İngiliz Tarihçi Walter Alison Phillips, "The War of Greek Independence": "Nisan ayında isyan yaygınlaşmıştı. Sanki bir yerden işaret almış gibi köylüler birden her tarafta ayaklandılar ve ellerine geçirdikleri tüm Türkleri çocuk, kadın, erkek ayırt etmeden katlettiler. Ağızdan ağıza dolaşan 'Mora'da hiç Türk kalmasın; hatta tüm dünyadan silinsinler' şarkısı, bir yok etme savaşının başlangıcını haber verdi.
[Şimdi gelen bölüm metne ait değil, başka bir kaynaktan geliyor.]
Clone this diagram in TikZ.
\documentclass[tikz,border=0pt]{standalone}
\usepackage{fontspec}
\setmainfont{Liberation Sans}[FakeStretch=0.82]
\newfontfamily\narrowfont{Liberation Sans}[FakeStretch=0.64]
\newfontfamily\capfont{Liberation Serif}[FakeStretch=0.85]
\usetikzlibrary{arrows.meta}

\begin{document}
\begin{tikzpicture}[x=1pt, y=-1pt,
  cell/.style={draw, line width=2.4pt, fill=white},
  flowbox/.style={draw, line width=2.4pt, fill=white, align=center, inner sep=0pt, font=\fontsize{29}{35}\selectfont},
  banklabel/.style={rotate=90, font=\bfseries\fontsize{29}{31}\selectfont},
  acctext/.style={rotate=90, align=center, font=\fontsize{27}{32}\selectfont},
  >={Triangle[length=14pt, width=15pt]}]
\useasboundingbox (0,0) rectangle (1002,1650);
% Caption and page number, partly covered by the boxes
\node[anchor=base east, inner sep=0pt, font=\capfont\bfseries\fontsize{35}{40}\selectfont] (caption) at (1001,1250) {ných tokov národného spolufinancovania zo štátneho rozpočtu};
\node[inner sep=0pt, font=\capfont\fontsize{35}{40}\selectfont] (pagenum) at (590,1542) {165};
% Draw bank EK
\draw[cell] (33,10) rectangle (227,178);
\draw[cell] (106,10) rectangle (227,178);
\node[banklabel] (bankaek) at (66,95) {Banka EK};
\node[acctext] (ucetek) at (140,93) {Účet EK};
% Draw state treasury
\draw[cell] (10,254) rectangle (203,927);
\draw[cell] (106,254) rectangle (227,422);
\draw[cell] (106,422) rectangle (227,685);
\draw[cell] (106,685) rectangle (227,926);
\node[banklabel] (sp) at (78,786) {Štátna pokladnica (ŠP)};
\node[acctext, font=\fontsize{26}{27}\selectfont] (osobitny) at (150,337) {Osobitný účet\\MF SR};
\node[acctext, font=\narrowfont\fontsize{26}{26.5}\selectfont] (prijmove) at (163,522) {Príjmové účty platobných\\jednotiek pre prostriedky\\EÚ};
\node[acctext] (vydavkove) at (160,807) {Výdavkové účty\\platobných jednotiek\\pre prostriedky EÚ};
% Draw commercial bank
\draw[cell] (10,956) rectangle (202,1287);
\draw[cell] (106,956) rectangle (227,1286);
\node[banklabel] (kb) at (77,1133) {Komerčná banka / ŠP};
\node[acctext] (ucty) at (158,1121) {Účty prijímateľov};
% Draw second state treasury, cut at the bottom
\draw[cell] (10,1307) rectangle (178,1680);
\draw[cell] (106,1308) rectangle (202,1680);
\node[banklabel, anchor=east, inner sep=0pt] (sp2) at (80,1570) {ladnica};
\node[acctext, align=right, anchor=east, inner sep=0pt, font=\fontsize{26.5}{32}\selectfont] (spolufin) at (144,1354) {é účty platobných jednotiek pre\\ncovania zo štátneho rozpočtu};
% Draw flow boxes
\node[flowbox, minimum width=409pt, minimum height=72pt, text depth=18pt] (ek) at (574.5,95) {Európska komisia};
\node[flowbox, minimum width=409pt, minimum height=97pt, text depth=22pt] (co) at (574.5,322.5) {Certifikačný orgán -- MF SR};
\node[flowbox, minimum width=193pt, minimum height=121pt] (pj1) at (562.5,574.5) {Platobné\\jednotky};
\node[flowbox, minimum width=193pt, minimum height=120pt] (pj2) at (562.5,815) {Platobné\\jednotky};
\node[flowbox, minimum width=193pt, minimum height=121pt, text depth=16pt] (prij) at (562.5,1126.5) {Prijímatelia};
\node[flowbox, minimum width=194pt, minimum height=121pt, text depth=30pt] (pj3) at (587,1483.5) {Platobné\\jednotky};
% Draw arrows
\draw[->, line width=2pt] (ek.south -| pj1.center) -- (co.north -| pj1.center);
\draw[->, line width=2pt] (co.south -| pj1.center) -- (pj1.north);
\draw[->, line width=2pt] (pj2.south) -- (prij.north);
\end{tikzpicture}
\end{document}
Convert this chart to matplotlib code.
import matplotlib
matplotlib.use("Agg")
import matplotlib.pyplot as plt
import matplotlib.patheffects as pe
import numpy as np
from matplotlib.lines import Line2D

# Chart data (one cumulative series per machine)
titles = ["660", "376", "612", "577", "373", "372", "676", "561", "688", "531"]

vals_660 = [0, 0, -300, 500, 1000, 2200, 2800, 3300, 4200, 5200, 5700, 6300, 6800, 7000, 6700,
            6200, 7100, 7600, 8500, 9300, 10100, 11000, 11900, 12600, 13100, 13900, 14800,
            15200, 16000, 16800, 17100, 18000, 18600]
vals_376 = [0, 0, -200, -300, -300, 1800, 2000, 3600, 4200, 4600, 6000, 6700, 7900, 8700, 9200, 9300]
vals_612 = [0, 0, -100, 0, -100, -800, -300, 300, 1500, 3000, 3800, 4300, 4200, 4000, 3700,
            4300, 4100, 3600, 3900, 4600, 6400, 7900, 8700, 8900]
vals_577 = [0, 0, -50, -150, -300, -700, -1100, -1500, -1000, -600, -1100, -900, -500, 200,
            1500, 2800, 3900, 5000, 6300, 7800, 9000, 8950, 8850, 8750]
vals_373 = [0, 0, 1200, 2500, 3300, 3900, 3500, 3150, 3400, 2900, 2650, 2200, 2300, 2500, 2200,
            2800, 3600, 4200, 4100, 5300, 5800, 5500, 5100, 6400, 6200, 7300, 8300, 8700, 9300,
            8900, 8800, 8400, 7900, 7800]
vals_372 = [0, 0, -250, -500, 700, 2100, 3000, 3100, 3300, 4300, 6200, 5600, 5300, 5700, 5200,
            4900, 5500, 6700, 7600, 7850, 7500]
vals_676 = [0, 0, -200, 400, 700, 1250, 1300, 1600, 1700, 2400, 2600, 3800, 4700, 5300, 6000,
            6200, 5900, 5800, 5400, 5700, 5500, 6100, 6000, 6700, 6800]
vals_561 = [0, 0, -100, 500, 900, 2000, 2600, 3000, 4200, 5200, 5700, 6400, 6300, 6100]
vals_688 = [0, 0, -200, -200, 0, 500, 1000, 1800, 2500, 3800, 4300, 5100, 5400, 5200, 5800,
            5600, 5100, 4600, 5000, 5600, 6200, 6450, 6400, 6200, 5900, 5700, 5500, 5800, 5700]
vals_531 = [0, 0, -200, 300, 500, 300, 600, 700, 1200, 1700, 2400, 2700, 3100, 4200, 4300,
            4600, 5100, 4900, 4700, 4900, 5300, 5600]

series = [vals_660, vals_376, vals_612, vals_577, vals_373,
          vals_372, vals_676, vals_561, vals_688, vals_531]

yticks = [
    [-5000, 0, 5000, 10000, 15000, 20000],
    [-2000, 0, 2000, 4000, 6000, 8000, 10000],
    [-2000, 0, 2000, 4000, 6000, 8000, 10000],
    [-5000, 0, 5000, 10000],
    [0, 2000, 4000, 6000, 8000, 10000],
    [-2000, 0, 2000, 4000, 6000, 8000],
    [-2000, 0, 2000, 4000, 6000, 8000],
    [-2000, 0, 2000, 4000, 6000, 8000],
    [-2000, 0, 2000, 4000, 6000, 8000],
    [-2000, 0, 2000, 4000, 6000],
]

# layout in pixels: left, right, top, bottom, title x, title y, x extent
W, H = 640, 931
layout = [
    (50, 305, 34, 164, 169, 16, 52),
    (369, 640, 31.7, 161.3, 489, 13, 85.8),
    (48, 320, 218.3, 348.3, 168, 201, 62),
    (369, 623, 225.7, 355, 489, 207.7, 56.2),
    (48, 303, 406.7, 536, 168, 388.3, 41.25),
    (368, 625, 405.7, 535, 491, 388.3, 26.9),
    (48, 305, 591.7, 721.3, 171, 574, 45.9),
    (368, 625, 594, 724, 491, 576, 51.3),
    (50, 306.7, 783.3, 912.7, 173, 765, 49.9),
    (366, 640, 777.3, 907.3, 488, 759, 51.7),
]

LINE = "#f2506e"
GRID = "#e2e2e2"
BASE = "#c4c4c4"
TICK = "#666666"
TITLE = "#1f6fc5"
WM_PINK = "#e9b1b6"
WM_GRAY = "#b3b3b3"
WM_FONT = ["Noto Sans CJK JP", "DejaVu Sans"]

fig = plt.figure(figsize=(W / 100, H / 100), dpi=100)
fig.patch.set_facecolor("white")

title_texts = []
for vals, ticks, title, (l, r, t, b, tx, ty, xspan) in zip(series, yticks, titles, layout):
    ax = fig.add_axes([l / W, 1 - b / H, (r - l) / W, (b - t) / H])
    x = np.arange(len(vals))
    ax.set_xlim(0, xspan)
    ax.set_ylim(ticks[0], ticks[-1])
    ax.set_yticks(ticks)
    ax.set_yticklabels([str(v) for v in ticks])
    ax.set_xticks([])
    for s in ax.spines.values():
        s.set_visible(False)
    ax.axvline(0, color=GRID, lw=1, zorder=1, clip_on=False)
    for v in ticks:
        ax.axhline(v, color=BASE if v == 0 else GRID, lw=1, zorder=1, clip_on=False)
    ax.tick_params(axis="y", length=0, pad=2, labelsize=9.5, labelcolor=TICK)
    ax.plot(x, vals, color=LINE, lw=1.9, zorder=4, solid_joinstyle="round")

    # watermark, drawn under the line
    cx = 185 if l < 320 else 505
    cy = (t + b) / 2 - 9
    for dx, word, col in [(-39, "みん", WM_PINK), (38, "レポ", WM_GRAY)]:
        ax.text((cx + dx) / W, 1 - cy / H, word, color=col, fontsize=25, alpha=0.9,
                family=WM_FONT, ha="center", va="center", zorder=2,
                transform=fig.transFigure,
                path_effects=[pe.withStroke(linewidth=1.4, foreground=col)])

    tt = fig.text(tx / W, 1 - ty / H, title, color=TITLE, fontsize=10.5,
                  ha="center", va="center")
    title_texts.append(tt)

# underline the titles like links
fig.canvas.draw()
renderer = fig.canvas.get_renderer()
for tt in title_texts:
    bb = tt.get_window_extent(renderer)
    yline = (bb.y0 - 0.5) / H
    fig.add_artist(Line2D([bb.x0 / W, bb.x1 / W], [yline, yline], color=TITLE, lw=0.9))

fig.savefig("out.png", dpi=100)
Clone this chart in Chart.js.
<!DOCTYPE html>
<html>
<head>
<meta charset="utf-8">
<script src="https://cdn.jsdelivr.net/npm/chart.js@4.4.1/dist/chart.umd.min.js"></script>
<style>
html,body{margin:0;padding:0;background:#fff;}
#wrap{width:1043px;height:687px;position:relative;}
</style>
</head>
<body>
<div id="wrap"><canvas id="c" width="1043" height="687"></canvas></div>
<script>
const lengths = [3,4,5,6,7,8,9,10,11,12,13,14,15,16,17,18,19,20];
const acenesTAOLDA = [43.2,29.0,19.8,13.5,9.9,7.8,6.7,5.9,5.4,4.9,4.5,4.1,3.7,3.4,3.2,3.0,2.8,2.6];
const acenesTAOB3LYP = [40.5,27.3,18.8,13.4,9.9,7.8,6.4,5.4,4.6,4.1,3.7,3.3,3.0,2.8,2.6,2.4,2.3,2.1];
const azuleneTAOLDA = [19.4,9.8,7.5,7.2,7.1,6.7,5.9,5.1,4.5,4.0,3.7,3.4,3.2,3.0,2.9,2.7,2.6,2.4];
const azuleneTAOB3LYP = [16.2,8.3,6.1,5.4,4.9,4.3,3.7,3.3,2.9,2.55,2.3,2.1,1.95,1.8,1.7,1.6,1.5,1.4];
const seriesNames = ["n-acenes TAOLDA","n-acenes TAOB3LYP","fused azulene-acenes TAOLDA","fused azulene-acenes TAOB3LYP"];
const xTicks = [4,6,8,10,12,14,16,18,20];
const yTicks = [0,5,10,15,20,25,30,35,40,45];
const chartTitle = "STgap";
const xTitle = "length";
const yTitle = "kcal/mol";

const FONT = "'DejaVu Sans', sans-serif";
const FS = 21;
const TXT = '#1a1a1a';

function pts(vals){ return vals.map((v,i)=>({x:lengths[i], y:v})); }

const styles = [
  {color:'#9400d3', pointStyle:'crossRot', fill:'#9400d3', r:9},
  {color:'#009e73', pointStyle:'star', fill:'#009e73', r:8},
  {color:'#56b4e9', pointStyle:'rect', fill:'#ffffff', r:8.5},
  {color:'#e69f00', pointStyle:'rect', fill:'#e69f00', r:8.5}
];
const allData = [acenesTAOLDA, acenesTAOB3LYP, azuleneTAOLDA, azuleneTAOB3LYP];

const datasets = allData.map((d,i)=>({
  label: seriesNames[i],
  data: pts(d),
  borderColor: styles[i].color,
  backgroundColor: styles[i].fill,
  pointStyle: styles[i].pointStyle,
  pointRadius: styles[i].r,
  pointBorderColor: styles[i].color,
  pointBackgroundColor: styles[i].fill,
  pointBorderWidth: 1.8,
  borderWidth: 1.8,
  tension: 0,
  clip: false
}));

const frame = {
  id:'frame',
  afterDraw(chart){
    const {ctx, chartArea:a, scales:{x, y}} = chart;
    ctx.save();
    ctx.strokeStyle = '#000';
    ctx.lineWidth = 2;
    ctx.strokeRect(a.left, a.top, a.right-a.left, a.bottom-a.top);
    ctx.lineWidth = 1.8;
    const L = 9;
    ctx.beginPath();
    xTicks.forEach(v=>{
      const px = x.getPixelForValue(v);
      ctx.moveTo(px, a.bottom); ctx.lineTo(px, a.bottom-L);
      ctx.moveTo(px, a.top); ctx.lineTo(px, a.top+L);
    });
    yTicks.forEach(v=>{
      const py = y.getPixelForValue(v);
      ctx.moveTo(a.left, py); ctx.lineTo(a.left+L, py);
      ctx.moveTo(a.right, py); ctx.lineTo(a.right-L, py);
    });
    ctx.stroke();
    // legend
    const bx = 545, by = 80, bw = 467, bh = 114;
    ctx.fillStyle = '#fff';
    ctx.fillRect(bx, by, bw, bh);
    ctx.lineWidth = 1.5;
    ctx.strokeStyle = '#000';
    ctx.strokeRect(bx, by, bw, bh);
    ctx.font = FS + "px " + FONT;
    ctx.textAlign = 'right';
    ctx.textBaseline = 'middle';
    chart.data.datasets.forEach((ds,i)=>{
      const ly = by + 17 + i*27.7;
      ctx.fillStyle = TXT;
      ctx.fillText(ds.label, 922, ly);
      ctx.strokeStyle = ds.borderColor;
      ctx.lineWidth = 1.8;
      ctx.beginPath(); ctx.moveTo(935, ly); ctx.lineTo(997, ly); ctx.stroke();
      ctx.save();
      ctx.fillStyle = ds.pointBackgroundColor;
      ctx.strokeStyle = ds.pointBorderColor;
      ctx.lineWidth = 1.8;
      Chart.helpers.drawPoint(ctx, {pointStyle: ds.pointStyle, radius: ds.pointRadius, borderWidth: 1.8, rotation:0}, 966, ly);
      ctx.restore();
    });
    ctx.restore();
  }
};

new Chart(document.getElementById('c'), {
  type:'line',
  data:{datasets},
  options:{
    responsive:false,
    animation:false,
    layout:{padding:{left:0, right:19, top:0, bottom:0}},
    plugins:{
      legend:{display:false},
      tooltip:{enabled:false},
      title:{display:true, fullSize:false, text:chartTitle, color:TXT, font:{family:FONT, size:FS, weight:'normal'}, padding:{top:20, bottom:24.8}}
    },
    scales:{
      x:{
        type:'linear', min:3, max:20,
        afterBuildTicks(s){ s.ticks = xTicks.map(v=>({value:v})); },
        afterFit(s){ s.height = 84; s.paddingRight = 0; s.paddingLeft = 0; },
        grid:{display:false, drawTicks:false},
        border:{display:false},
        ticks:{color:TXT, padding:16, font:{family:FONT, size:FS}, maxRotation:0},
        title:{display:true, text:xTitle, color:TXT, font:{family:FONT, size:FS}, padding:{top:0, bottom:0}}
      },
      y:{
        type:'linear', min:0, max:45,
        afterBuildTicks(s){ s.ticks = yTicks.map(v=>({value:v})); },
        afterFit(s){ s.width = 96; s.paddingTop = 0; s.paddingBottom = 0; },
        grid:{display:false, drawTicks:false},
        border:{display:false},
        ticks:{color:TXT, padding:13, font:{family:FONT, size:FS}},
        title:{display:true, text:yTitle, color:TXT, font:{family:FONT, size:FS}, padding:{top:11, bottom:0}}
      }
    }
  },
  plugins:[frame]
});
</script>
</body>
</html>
Mora'daki Müslüman sayısının 40 bin olduğu sanılıyordu. İsyanın başlamasından sonraki üç hafta içinde şehirlere kaçabilen birkaç kişi haricinde hiç Müslüman kalmamıştı".
Amerikalı Tarihçi McCarthy, "Ölüm ve Sürgün": "Bazen savaş sarhoşluğu içinde ve eski efendilerin düştüğünü görmek arzusuyla, Türkler derhal öldürülmüşlerdi ama katliamların çoğu planlı ve serinkanlılıkla işlenmişti. Şehir ve kasabaların tüm Türk nüfusu toplanıp şehir dışına yürütülmüş ve kuytu yerlerde boğazlanmışlardı".
İngiliz Tarihçi David Armine Howarth, "The Greek Adventure": "Yunanlılar, bu cinayetleri işlerken, herhangi bir neden aramıyorlardı. Kan dökme şehvetine kapıldıkları için öldürüyorlardı".